The article claims the Supreme Court ruled that the "invention" is not patent-eligible because "each step does no more than require a generic computer to perform generic computer functions". However, this is not the whole analysis and is akin to saying that no electrical circuit can get patent protection if it can be divided into basic components.

Let me quote the relevant parts from the ruling.

In Mayo, we set forth a framework for distinguishing patents that claim laws of nature, natural phenomena, and abstract ideas from those that claim patent-eligible applications of those concepts. First, we determine whether the claims at issue are directed to one of those patent-ineligible concepts. If so, we then ask, "[w]hat else is there in the claims before us?" To answer that question, ***we consider the elements of each claim both individually and "as an ordered combination"*** to determine whether the additional elements "transform the nature of the claim" into a patent-eligible application. We have described step two of this analysis as a search for an "'inventive concept'"--i.e., an element ***or combination of elements*** that is "sufficient to ensure that the patent in practice amounts to significantly more than a patent upon the [ineligible concept] itself."

(page 7, emphasis added, internal quotations removed)

That is, the "elements", or the steps the algorithm in question performs, are to be considered both individually and as an ordered combination. The article somehow reads the second prong of this analysis entirely out, but such a reading is not faithful to the decision.

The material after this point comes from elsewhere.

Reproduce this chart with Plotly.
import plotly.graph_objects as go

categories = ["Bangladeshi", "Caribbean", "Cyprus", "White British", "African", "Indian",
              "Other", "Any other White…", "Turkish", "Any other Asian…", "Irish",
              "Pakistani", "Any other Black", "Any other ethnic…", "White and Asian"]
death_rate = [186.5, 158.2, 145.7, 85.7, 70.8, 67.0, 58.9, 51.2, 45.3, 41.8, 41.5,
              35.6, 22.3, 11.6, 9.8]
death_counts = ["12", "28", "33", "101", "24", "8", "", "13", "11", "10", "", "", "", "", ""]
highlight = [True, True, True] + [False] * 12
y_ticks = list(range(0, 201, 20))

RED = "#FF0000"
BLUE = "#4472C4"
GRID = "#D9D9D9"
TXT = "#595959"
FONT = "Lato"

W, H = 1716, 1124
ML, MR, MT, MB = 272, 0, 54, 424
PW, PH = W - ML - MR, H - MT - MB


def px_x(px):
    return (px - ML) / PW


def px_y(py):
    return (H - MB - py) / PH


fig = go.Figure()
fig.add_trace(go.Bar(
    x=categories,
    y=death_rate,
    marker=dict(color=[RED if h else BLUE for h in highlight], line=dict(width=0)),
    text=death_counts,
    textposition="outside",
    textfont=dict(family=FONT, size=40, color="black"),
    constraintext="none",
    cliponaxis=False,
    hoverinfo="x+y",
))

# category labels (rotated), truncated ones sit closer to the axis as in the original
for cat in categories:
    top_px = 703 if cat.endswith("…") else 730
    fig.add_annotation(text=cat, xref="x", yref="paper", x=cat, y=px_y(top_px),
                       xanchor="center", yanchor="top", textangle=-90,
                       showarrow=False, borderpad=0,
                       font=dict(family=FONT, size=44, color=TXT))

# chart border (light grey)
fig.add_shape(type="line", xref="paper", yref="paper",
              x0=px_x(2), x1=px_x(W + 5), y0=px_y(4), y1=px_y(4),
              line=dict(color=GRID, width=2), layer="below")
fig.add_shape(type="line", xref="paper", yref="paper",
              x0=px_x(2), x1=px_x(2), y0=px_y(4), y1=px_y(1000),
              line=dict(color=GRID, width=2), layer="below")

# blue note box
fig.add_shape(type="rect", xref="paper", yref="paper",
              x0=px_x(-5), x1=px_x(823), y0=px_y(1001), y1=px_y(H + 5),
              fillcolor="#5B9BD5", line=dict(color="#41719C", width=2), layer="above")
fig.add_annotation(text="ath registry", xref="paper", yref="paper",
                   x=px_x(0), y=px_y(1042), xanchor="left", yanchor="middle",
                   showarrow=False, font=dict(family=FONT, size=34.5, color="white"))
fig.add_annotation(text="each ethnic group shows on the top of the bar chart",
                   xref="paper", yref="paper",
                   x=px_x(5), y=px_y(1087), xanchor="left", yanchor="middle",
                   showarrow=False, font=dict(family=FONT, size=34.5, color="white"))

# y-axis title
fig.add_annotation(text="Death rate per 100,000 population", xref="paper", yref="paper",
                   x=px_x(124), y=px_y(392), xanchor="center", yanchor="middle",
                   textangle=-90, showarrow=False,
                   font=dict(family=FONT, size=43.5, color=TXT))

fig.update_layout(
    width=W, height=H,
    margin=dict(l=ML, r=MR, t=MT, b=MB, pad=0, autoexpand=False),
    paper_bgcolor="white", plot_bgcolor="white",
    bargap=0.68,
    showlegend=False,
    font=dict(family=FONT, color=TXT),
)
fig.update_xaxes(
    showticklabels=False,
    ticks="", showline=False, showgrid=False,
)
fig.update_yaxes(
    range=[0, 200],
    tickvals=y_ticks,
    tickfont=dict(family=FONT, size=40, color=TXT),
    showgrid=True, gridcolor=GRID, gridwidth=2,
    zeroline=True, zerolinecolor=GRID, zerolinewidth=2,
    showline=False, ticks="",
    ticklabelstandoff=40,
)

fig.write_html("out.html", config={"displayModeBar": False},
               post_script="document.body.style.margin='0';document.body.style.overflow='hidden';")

Similarly to how an electrical circuit that consists of basic components can still merit patent protection, the court leaves open the possibility that an algorithm composed of "ordinary" steps might be eligible if the steps "as an ordered combination" contains an "inventive concept" that is "sufficient to ensure that the patent in practice amounts to significantly more than a patent upon [an abstract idea] itself".

The text that the article quotes is from page 15 of the ruling:

***Taking the claim elements separately***, the function performed by the computer at each step of the process is "[p]urely conventional.". Using a computer to create and maintain "shadow" accounts amounts to electronic recordkeeping--one of the most basic functions of a computer. The same is true with respect to the use of a computer to obtain data, adjust account balances, and issue automated instructions; all of these computer functions are "well-understood, routine, conventional activit[ies]" previously known to the industry. In short, each step does no more than require a generic computer to perform generic computer functions.

But this is only the paragraph that analyzes the claim elements separately. What the article does not recognize is the paragraph that immediately follows:

***Considered "as an ordered combination,"*** the computer components of petitioner's method "ad[d] nothing . . . that is not already present when the steps are considered separately." ***Viewed as a whole***, petitioner's method claims simply recite the concept of intermediated settlement as performed by a generic computer. See 717 F. 3d, at 1286 (Lourie, J., concurring) (noting that the representative method claim "lacks any express language to define the computer's participation"). The method claims do not, for example, purport to improve the functioning of the computer itself. See ibid. ("There is no specific or limiting recitation of . . . improved computer technology . . . "). Nor do they effect an improvement in any other technology or technical field. Instead, the claims at issue amount to "nothing significantly more" than an instruction to apply the abstract idea of intermediated settlement using some unspecified, generic computer.

So, the fact that an algorithm only performs "purely conventional" steps is not the end of the inquiry; it just may be sufficient that such an algorithm when viewed as a whole ("ordered combination") may warrant protection.